Amidst the sea of bad news for gambling, Covid-related closures and falls in revenues, every now and then a piece of more upbeat news floats past. One of them is Norwegian horse racing.
Due to the nature of the sport, in several jurisdictions the horseracing sector has not been hit as hard as many other forms of gambling, with a short closure followed by the relatively quick resumption of races behind closed doors.
In those markets which had a longer cancellation of domestic racing, bettors could still wager on racing in those jurisdictions where it had restarted. Nevertheless, the closures, disruption and the economic strain still meant drops in wagering income in 2020 in many countries.
This has not happened in Norway.
Norwegian horse racing was halted on 13 March 2020 and restarted on 19 April 2020. The largest turnover hit was recorded in Q1 2020.
But, in Q2, the situation reversed.
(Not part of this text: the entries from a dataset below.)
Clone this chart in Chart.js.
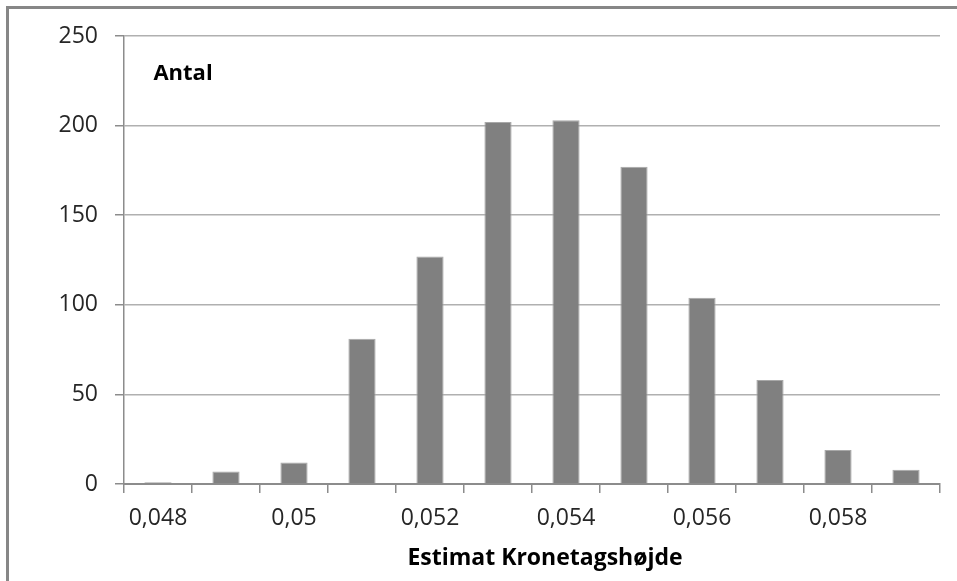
<!DOCTYPE html>
<html>
<head>
<meta charset="utf-8">
<script src="https://cdn.jsdelivr.net/npm/chart.js@4"></script>
<style>
  html, body { margin: 0; padding: 0; background: #ffffff; overflow: hidden; }
  #wrap { position: relative; width: 957px; height: 581px; }
</style>
</head>
<body>
<div id="wrap"><canvas id="c" width="957" height="581"></canvas></div>
<script>
// Data
const categories = ['0,048','0,049','0,05','0,051','0,052','0,053','0,054','0,055','0,056','0,057','0,058','0,059'];
const counts = [1, 7, 12, 81, 127, 202, 203, 177, 104, 58, 19, 8];
const yTicks = [0, 50, 100, 150, 200, 250];
const yAxisLabel = 'Antal';
const xAxisLabel = 'Estimat Kronetagshøjde';

const FONT = '"Open Sans", "Noto Sans", sans-serif';

const decor = {
  id: 'decor',
  beforeDraw(chart) {
    const ctx = chart.ctx;
    ctx.save();
    ctx.fillStyle = '#ffffff';
    ctx.fillRect(0, 0, chart.width, chart.height);
    ctx.strokeStyle = '#878787';
    ctx.lineWidth = 3;
    ctx.strokeRect(7.5, 7.5, 2000, 2000);
    ctx.restore();
  },
  afterDraw(chart) {
    const ctx = chart.ctx;
    const a = chart.chartArea;
    ctx.save();
    ctx.fillStyle = '#000000';
    ctx.textAlign = 'center';
    ctx.textBaseline = 'middle';
    ctx.font = 'bold 22px ' + FONT;
    ctx.fillText(yAxisLabel, a.left + 59, 74);
    ctx.font = 'bold 23px ' + FONT;
    ctx.fillText(xAxisLabel, (a.left + a.right) / 2 + 13, 558);
    ctx.restore();
  }
};

new Chart(document.getElementById('c'), {
  type: 'bar',
  data: {
    labels: categories,
    datasets: [{
      data: counts,
      backgroundColor: '#808080',
      borderColor: '#a8a8a8',
      borderWidth: 1,
      barPercentage: 0.8,
      categoryPercentage: 0.5
    }]
  },
  options: {
    responsive: false,
    animation: false,
    layout: { padding: { left: 0, top: 36, right: 17, bottom: 0 } },
    plugins: { legend: { display: false }, tooltip: { enabled: false }, title: { display: false } },
    scales: {
      x: {
        type: 'category',
        offset: true,
        afterFit(scale) { scale.height = 97; },
        grid: {
          offset: true,
          drawOnChartArea: false,
          drawTicks: true,
          tickLength: 9,
          tickColor: '#8c8c8c',
          lineWidth: 1.5
        },
        border: { display: true, color: '#8c8c8c', width: 2 },
        ticks: {
          autoSkip: false,
          maxRotation: 0,
          minRotation: 0,
          padding: 12,
          color: '#262626',
          font: { family: FONT, size: 23 },
          callback(value, index) { return index % 2 === 0 ? categories[index] : ''; }
        }
      },
      y: {
        min: 0,
        max: 250,
        afterFit(scale) { scale.width = 124; },
        afterBuildTicks(scale) { scale.ticks = yTicks.map(v => ({ value: v })); },
        grid: {
          color: '#b0b0b0',
          lineWidth: 1.5,
          drawTicks: true,
          tickLength: 9,
          tickColor: '#8c8c8c'
        },
        border: { display: true, color: '#8c8c8c', width: 1.5 },
        ticks: {
          padding: 17,
          color: '#262626',
          font: { family: FONT, size: 23 }
        }
      }
    }
  },
  plugins: [decor]
});
</script>
</body>
</html>
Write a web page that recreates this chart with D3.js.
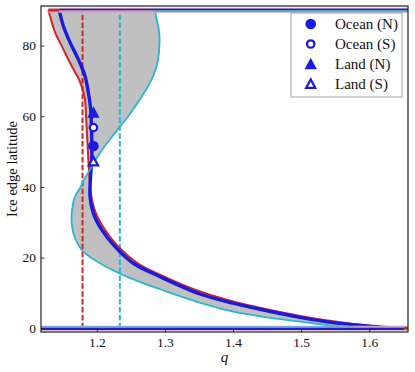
<!DOCTYPE html>
<html><head><meta charset="utf-8">
<script src="https://cdn.jsdelivr.net/npm/d3@7"></script>
<style>body{margin:0;background:#fff} svg{display:block} text{font-family:"Liberation Serif",serif;fill:#111}</style>
</head><body><svg id="c" width="415" height="372"></svg>
<script>
// ---------- data ----------
const xTicks = [1.2, 1.3, 1.4, 1.5, 1.6];
const yTicks = [0, 20, 40, 60, 80];
const xDomain = [1.118, 1.657];
const yDomain = [-1.05, 91.2];

const redLat = [90, 88.4, 83.8, 79, 74.2, 70.4, 67.6, 64.8, 60, 53.4, 47.7, 42, 37.3, 32.6, 27.9, 23.1, 18.4, 14.6, 10.4, 7.6, 5.4, 3.5, 2.0, 0.8, 0.3, 0];
const redQ   = [1.1287, 1.1312, 1.1386, 1.1507, 1.1631, 1.1738, 1.1792, 1.1826, 1.1841, 1.1860, 1.1875, 1.1895, 1.1920, 1.1985, 1.2120, 1.2315, 1.2600, 1.2990, 1.3515, 1.4000, 1.4494, 1.4983, 1.5468, 1.5963, 1.625, 1.657];

const blueLat = [90, 85.6, 80.9, 76.1, 71.4, 66.7, 61.9, 55.4, 47.7, 42, 37.3, 32.6, 27.9, 23.1, 18.4, 14.6, 9.7, 7.1, 5.0, 3.1, 1.6, 0.65, 0.25, 0];
const blueQ   = [1.1449, 1.1507, 1.1606, 1.1728, 1.1826, 1.1875, 1.1910, 1.1924, 1.1924, 1.1905, 1.1900, 1.1948, 1.2071, 1.2267, 1.2535, 1.2927, 1.3515, 1.4000, 1.4494, 1.4983, 1.5468, 1.5963, 1.622, 1.651];

const cyanLat = [90, 87.5, 83.7, 79, 74.2, 69.5, 64.8, 60, 55.3, 49.6, 44.9, 42, 39.7, 37.3, 32.6, 29.8, 27, 23.6, 21.7, 18.4, 14.6, 10.4, 6.4, 4.7, 3.1, 1.9, 0.74, 0.2, 0];
const cyanQ   = [1.2854, 1.2879, 1.2917, 1.2917, 1.2879, 1.2781, 1.2634, 1.2462, 1.2267, 1.2046, 1.1900, 1.1810, 1.1753, 1.1679, 1.1631, 1.1631, 1.1654, 1.1728, 1.1801, 1.2046, 1.2438, 1.3026, 1.3662, 1.4004, 1.4494, 1.4983, 1.5468, 1.5762, 1.578];

const redDashQ = 1.179;
const cyanDashQ = 1.2338;

const markerNames = ["Ocean (N)", "Ocean (S)", "Land (N)", "Land (S)"];
const markerQ   = [1.195, 1.195, 1.195, 1.195];
const markerLat = [51.6, 56.8, 61.1, 47.2];
const markerShape = ["circle", "circle", "triangle", "triangle"];
const markerFilled = [true, false, true, false];

// ---------- styles ----------
const RED = "#d02525", BLUE = "#1a1ae0", CYAN = "#2ab4d8", PINK = "#cfa3b6", GRAY = "#c0c0c0";
const FONT = "Liberation Serif";

const svg = d3.select("#c");
const L = 41, R = 408, T = 6, B = 332;
const x = d3.scaleLinear(xDomain, [L, R]);
const y = d3.scaleLinear(yDomain, [B, T]);

svg.append("defs").append("clipPath").attr("id", "clip")
  .append("rect").attr("x", L).attr("y", T).attr("width", R - L).attr("height", B - T);
const g = svg.append("g").attr("clip-path", "url(#clip)");

const toPts = (lats, qs) => lats.map((l, i) => ({lat: l, q: qs[i]}));
const red = toPts(redLat, redQ), blue = toPts(blueLat, blueQ), cyan = toPts(cyanLat, cyanQ);

const line = d3.line().x(d => x(d.q)).y(d => y(d.lat)).curve(d3.curveCatmullRom.alpha(0.5));

// fill between red and cyan
const fillPath = line(red) + "L" + line(cyan.slice().reverse()).slice(1) + "Z";
g.append("path").attr("d", fillPath).attr("fill", GRAY).attr("stroke", "none");

// dashed lines
[[redDashQ, RED], [cyanDashQ, CYAN]].forEach(([q, c]) => {
  g.append("line").attr("x1", x(q)).attr("x2", x(q)).attr("y1", y(0)).attr("y2", y(90))
    .attr("stroke", c).attr("stroke-width", 2).attr("stroke-dasharray", "5.5,2.4");
});

// curves
g.append("path").attr("d", line(red)).attr("fill", "none").attr("stroke", RED).attr("stroke-width", 2);
g.append("path").attr("d", line(blue)).attr("fill", "none").attr("stroke", BLUE).attr("stroke-width", 3.4);
g.append("path").attr("d", line(cyan)).attr("fill", "none").attr("stroke", CYAN).attr("stroke-width", 1.8);

// horizontal segments at 90 and 0
function hseg(q1, q2, lat, color, w, off) {
  g.append("line").attr("x1", x(q1)).attr("x2", x(q2))
    .attr("y1", y(lat) + off).attr("y2", y(lat) + off)
    .attr("stroke", color).attr("stroke-width", w);
}
// top
hseg(redQ[0], xDomain[1], 90, PINK, 5, 0);
hseg(redQ[0], blueQ[0], 90, RED, 2.5, 0);
hseg(blueQ[0], xDomain[1], 90, BLUE, 1.6, -0.8);
hseg(cyanQ[0], xDomain[1], 90, CYAN, 1.4, 0.8);
// bottom
hseg(xDomain[0], xDomain[1], 0, PINK, 5, 0);
hseg(blueQ[blueQ.length - 1], xDomain[1], 0, RED, 2.5, 0);
hseg(xDomain[0], blueQ[blueQ.length - 1], 0, BLUE, 2.2, 0.6);
hseg(xDomain[0], cyanQ[cyanQ.length - 1], 0, CYAN, 1.3, -1.2);

// markers
function marker(sel, shape, filled, cx, cy) {
  if (shape === "circle") {
    if (filled) sel.append("circle").attr("cx", cx).attr("cy", cy).attr("r", 5.3).attr("fill", BLUE);
    else sel.append("circle").attr("cx", cx).attr("cy", cy).attr("r", 3.7).attr("fill", "#fff")
      .attr("stroke", BLUE).attr("stroke-width", 2.3);
  } else {
    const h = filled ? 6.2 : 4.6;
    const p = sel.append("path").attr("d", `M${cx},${cy - h}L${cx - h},${cy + h * 0.85}L${cx + h},${cy + h * 0.85}Z`);
    if (filled) p.attr("fill", BLUE);
    else p.attr("fill", "#fff").attr("stroke", BLUE).attr("stroke-width", 2.2);
  }
}
const mg = svg.append("g");
markerNames.forEach((n, i) => marker(mg, markerShape[i], markerFilled[i], x(markerQ[i]), y(markerLat[i])));

// axes
const xAxis = d3.axisBottom(x).tickValues(xTicks).tickFormat(d3.format(".1f")).tickSizeInner(-3.5).tickSizeOuter(0).tickPadding(5);
const yAxis = d3.axisLeft(y).tickValues(yTicks).tickFormat(d3.format("d")).tickSizeInner(-3.5).tickSizeOuter(0).tickPadding(5);
const gx = svg.append("g").attr("transform", `translate(0,${B})`).call(xAxis);
const gy = svg.append("g").attr("transform", `translate(${L},0)`).call(yAxis);
[gx, gy].forEach(a => {
  a.attr("font-family", FONT).attr("font-size", 13.5);
  a.select(".domain").remove();
  a.selectAll("line").attr("stroke", "#222").attr("stroke-width", 0.9);
  a.selectAll("text").attr("fill", "#111");
});

// frame
svg.append("rect").attr("x", L).attr("y", T).attr("width", R - L).attr("height", B - T)
  .attr("fill", "none").attr("stroke", "#222").attr("stroke-width", 1.2);

// labels
svg.append("text").attr("x", (L + R) / 2).attr("y", 361.5).attr("text-anchor", "middle")
  .attr("font-family", FONT).attr("font-style", "italic").attr("font-size", 15).text("q");
svg.append("text").attr("transform", "translate(12,169) rotate(-90)").attr("text-anchor", "middle")
  .attr("dy", "0.35em").attr("font-family", FONT).attr("font-size", 14.5).text("Ice edge latitude");

// legend
const lg = svg.append("g");
lg.append("rect").attr("x", 291).attr("y", 13).attr("width", 111).attr("height", 84)
  .attr("fill", "#fff").attr("stroke", "#a0a0a0").attr("stroke-width", 1);
markerNames.forEach((n, i) => {
  const cy = 24 + i * 20;
  marker(lg, markerShape[i], markerFilled[i], 310.7, cy);
  lg.append("text").attr("x", 335).attr("y", cy).attr("dy", "0.35em")
    .attr("font-family", FONT).attr("font-size", 15).text(n);
});
</script></body></html>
The quarter started with no live racing, and Rikstoto relying on imports, mainly races from Sweden, but also Australia, USA and Hong Kong.
When racing returned on 19 April 2020 , it was under strict guidelines for infection control. There were also fewer daily races than normal, with a regular schedule returning only on 15 June. There were two records set in Q2: the highest monthly turnover (in May) and the first ever turnover of over NOK 1 billion in the quarter.
Horse racing profited from the lack of other sports, especially major football leagues, during parts of 2020. Existing customers likely invested a significantly larger share of their gambling budget in Rikstoto, while new customers also joined the game.
Rikstoto also introduced a Super Saturday with two V75 runs (in Sweden and Norway) until it returned to its regular schedule. This contributed to an increase in turnover of between NOK 7 and 10 million per Saturday due to the large prize pools. Q3 2020 was also a good quarter, with revenues in July the highest since 2017.
The competing sports betting market is now mostly back to normal, so Rikstoto expects total 2020 revenues to be on par with 2019. Not a bad result, all things considered.